Relationships
The Pursuer-Withdrawer Dynamic
The destructive cycle that keeps couples stuck—and how to break it.
It's one of the most common and most destructive patterns in relationships: one partner pursues connection while the other withdraws. The more one chases, the more the other retreats. The more one retreats, the more the other chases. Both partners feel frustrated, unseen, and stuck.
If this sounds familiar, you're not alone. Research published in the Journal of Family Psychology (NIH) suggests that roughly 85% of couples fall into some version of this pattern, with men more often in the withdrawer role and women more often pursuing—though these roles can reverse.
How the Cycle Works
The pursuer-withdrawer cycle is self-reinforcing. Here's how it typically plays out:
- The Pursuer feels disconnected and reaches out for reassurance or connection.
- The Withdrawer, feeling pressured or overwhelmed, pulls back to create space.
- The Pursuer interprets the withdrawal as rejection, triggering anxiety.
- The Pursuer increases pursuit—more questions, more demands, more attempts to engage.
- The Withdrawer feels more overwhelmed and withdraws further.
- The cycle escalates until someone breaks—explosion, shutdown, or cold war.
Both partners are trying to protect themselves. The Pursuer is protecting against abandonment. The Withdrawer is protecting against being overwhelmed. Neither strategy works, but both feel necessary.
Understanding the Pursuer
Pursuers typically have anxious attachment—a deep need for closeness and reassurance that stems from early experiences of inconsistent caregiving. When they sense disconnection, alarm bells go off. Connection equals safety; distance equals danger.
The Pursuer's behaviors often include:
- Frequent checking in ("Are we okay?")
- Pressing for conversation when the partner isn't ready
- Criticism or complaint (negative engagement is still engagement)
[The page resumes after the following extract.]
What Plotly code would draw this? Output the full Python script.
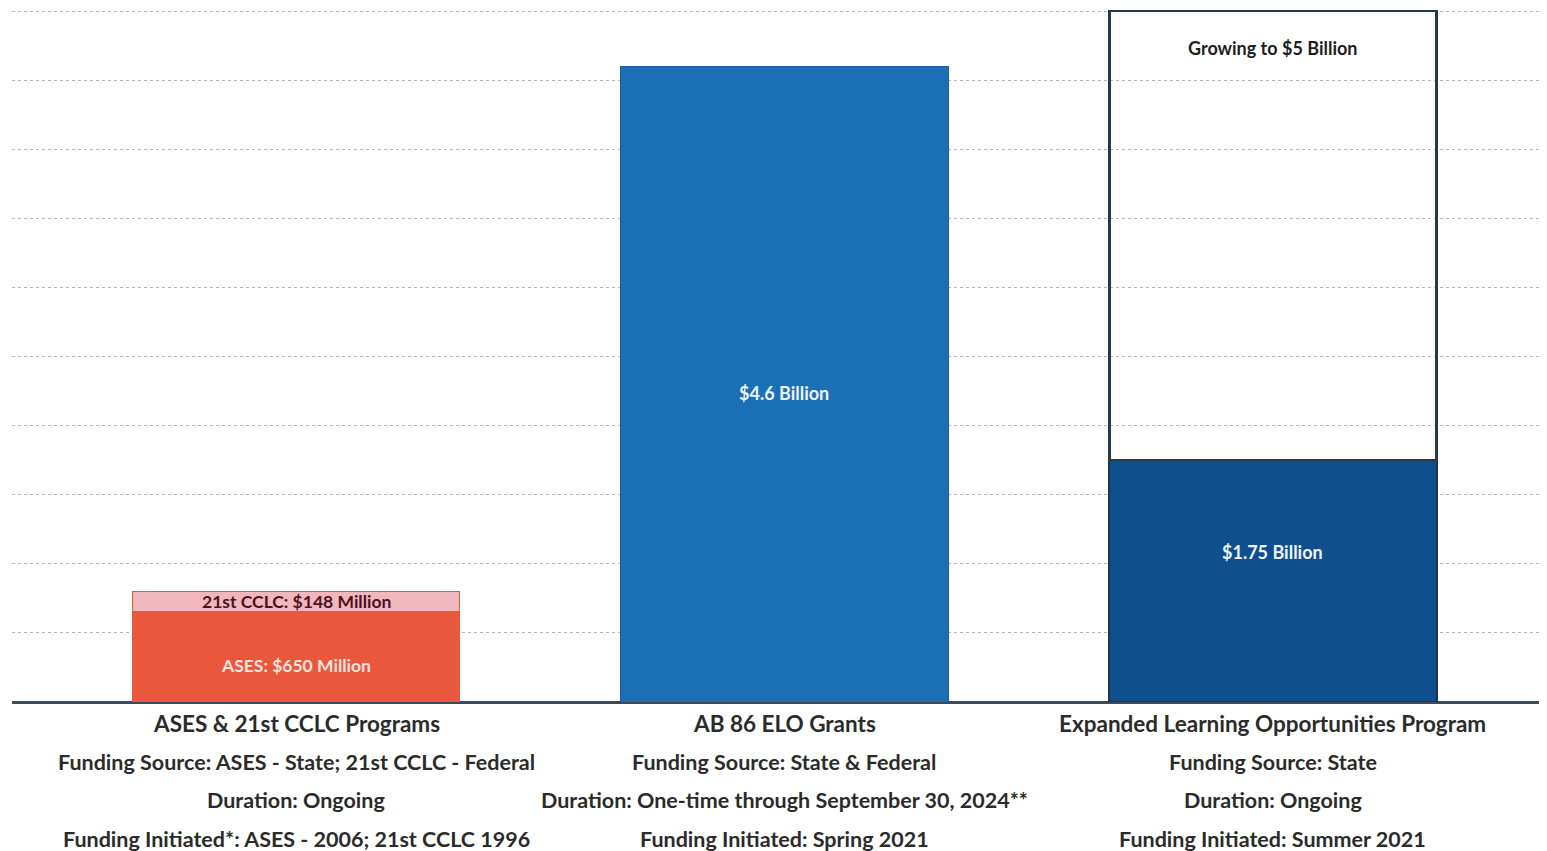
import plotly.graph_objects as go

# ---- data ----
categories = [0, 1, 2]
ases = [0.65, None, None]          # billions
cclc = [0.148, None, None]
elo_grants = [None, 4.6, None]
elop_current = [None, None, 1.75]
elop_growth = [None, None, 3.25]   # growing to 5.0 total

seg_labels = {
    "cclc": "21st CCLC: $148 Million",
    "ases": "ASES: $650 Million",
    "elo": "$4.6 Billion",
    "elop": "$1.75 Billion",
    "growth": "Growing to $5 Billion",
}

cat_titles = ["ASES & 21st CCLC Programs", "AB 86 ELO Grants", "Expanded Learning Opportunities Program"]
cat_source = ["Funding Source: ASES - State; 21st CCLC - Federal", "Funding Source: State & Federal", "Funding Source: State"]
cat_duration = ["Duration: Ongoing", "Duration: One-time through September 30, 2024**", "Duration: Ongoing"]
cat_initiated = ["Funding Initiated*: ASES - 2006; 21st CCLC 1996", "Funding Initiated: Spring 2021", "Funding Initiated: Summer 2021"]

FONT = "Lato"
W = 0.67

fig = go.Figure()
fig.add_trace(go.Bar(x=categories, y=ases, width=W, marker=dict(color="#e9583c", line=dict(color="#e9583c", width=1)), hoverinfo="skip"))
fig.add_trace(go.Bar(x=categories, y=cclc, width=W, marker=dict(color="#f2b6bd", line=dict(color="#e9583c", width=1.5)), hoverinfo="skip"))
fig.add_trace(go.Bar(x=categories, y=elo_grants, width=W, marker=dict(color="#1b6fb5", line=dict(color="#1a5f9c", width=1)), hoverinfo="skip"))
fig.add_trace(go.Bar(x=categories, y=elop_current, width=W, marker=dict(color="#0f4f8e", line=dict(color="#1f3550", width=2)), hoverinfo="skip"))
fig.add_trace(go.Bar(x=categories, y=elop_growth, width=W, marker=dict(color="rgba(255,255,255,0)", line=dict(color="#2a3a4e", width=2.5)), hoverinfo="skip"))

# segment labels (positions derived from data)
def lab(x, y, text, color, size=18):
    fig.add_annotation(x=x, y=y, text=f"<b>{text}</b>", showarrow=False, xref="x", yref="y",
                       font=dict(family=FONT, size=size, color=color))

lab(0, ases[0] + cclc[0] * 0.5, seg_labels["cclc"], "#4a1222", 17.5)
lab(0, ases[0] * 0.41, seg_labels["ases"], "#fbe3df", 17.5)
lab(1, elo_grants[1] * 0.486, seg_labels["elo"], "#eef4fb")
lab(2, elop_current[2] * 0.62, seg_labels["elop"], "#eef4fb")
lab(2, elop_current[2] + elop_growth[2] * 0.917, seg_labels["growth"], "#1e1e1e")

# category text blocks below axis (pixel offsets below the baseline)
for i, c in enumerate(categories):
    lines = [(cat_titles[i], 22.5), (cat_source[i], 21.5), (cat_duration[i], 21.5), (cat_initiated[i], 21.5)]
    for k, (t, sz) in enumerate(lines):
        fig.add_annotation(x=c, y=0, xref="x", yref="paper", yshift=-21 - 38.7 * k,
                           text=f"<b>{t}</b>", showarrow=False, yanchor="middle",
                           font=dict(family=FONT, size=sz, color="#2b2b2b"))

fig.update_layout(
    barmode="stack",
    showlegend=False,
    width=1539, height=843,
    margin=dict(l=4, r=0, t=0, b=149),
    paper_bgcolor="white", plot_bgcolor="white",
    xaxis=dict(range=[-0.5814, 2.561], showticklabels=False, showgrid=False, zeroline=False, showline=False, fixedrange=True),
    yaxis=dict(range=[0, 5.022], dtick=0.5, showticklabels=False, showgrid=True, gridcolor="#b8b8b8",
               griddash="dot", gridwidth=1, zeroline=True, zerolinecolor="#3d4a58", zerolinewidth=2.5, showline=False, fixedrange=True),
)

fig.write_html("out.html", config={"displayModeBar": False})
- Following the partner around the house
- Analyzing the relationship repeatedly
What the Pursuer needs to understand: Pursuit feels like connection, but it often creates the opposite. The Withdrawer experiences pursuit as pressure, not love.
Understanding the Withdrawer
Withdrawers typically have avoidant attachment—learned self-sufficiency that stems from early experiences where depending on others led to disappointment. When they feel pressured, their system says: "I need space to process. I need to be alone to regulate."
The Withdrawer's behaviors often include:
- Going silent during conflict
- Leaving the room (physically or emotionally)
- Changing the subject
- Minimizing problems ("It's not a big deal")
- Working late, watching TV, or finding reasons to be unavailable
What the Withdrawer needs to understand: Withdrawal feels like self-protection, but it communicates rejection to the Pursuer. Silence isn't neutral—it triggers panic.
Why It's So Hard to Stop
Both partners' responses make sense from their own perspective. The Pursuer thinks: "If I just explain better, try harder, or get them to understand, they'll finally connect with me." The Withdrawer thinks: "If I just get some space, I'll be able to come back and engage better."
The problem is that each response triggers exactly the opposite of what they're hoping for. Pursuit creates more withdrawal. Withdrawal creates more pursuit. Both partners feel increasingly desperate and misunderstood.
Breaking the Cycle
For the Pursuer
- Self-soothe first: Learn to calm your own anxiety before seeking reassurance from your partner.
- Give space strategically: Counterintuitive as it feels, backing off often brings the Withdrawer toward you.
- Make soft requests: "I'd love to connect with you" works better than "Why won't you talk to me?"
- Trust the return: Your partner withdrawing doesn't mean they're leaving forever.
For the Withdrawer
- Communicate your need for space: "I need 20 minutes to process, then I'll come back" is very different from disappearing.
- Stay engaged with presence: You can be quiet without leaving. Physical presence communicates safety.
- Initiate connection: When you reach out first, you break the pattern and reduce the Pursuer's anxiety.
- Lean in when it's hard: The urge to flee is strongest when connection is most needed.
For Both
- Name the pattern: "We're doing the thing again" creates meta-awareness that helps you step out of the cycle.
- Identify the deeper need: The Pursuer needs to feel secure. The Withdrawer needs to feel not overwhelmed. Address the need, not just the behavior.
- Develop a safety signal: A word or gesture that means "I need a pause, but I'm coming back."